Shale Drilling Would Benefit PA by $500 Million Annually

Member Group : Susquehanna Valley Center

Pennsylvania cannot throw away the economic opportunity that gas production in the Marcellus Shale could provide the state. And it cannot turn its back on the rest of the nation by denying it a source of clean natural gas that will reduce our nation’s dependence on foreign energy supplies.

According to Penn State’s Workforce Education and Development Initiative, production of natural gas in the Marcellus Shale will bring increased revenue and new jobs. Gross state product would increase by more than $500 million a year. For every $1 billion in royalty income paid to Pennsylvania residents, nearly 8,000 jobs will be created annually. The economic benefits will have a rippling effect across the state, providing money for new businesses, schools and roads.

Business and government leaders in central Pennsylvania think it could be the biggest economic development they have ever seen.

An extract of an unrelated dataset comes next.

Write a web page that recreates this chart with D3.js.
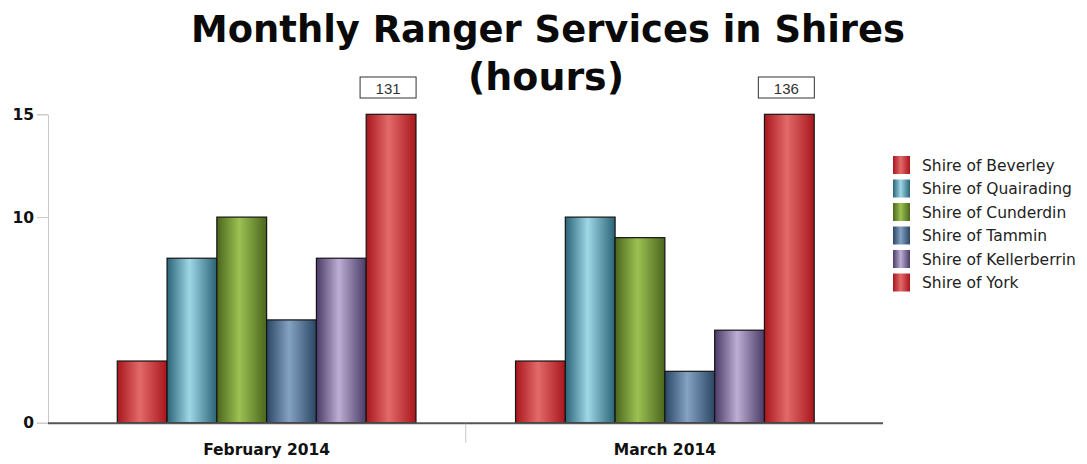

The personal income gas production will generate is expected to translate into more purchases of goods, increasing the output of Pennsylvania industries and improving the income of state workers, which in turn attracts more workers to the state.

And many of the counties in Pennsylvania who will directly benefit from drilling are the same counties that desperately need the help. Unemployment figures in some Pennsylvania counties are as high as 13.9 percent.

Production of gas in the Marcellus Shale is a winning opportunity across the board. Tapping this great underground treasure is good for America and good for the environment. Natural gas is one of the cleanest fuel choices for electricity and transportation. It creates no harmful greenhouse gases, reduces air pollution and improves air quality.

Shale drilling is a safe, effective and environmentally sound way to collect the energy that is literally under our feet. It uses advanced technology to release gas trapped in the shale beds found deep underground – gas previously not economical to tap.

To remove the natural gas, a drill is sent straight down a mile underground and then turned to drill horizontally into the shale. Water and sand is pumped into the well, causing small fractures to release the gas and allowing it to be collected through a system of pipes that take the gas to needed markets.

I do not believe those who urge Pennsylvania not to drill because it will damage the environment. I believe those groups are fundamentally opposed to any drilling anywhere, no matter how safe.

I am confident that state regulators have put in place the protections necessary to ensure that water resources are protected. I also believe that the energy industry’s investment of time – crisscrossing the state to meet with local community groups and state officials – is a sincere effort to address concerns that the state’s natural resources are cared for.

Pennsylvania cannot afford to delay gas production any longer. As winter approaches and energy prices remain high, Americans need relief and Pennsylvania needs the jobs and extra income. The Marcellus Shale runs across several states. We should not allow our state to be left behind.

Guest Columnist Louis D’Amico is Executive Director of the Independent Oil & Gas Association of Pennsylvania.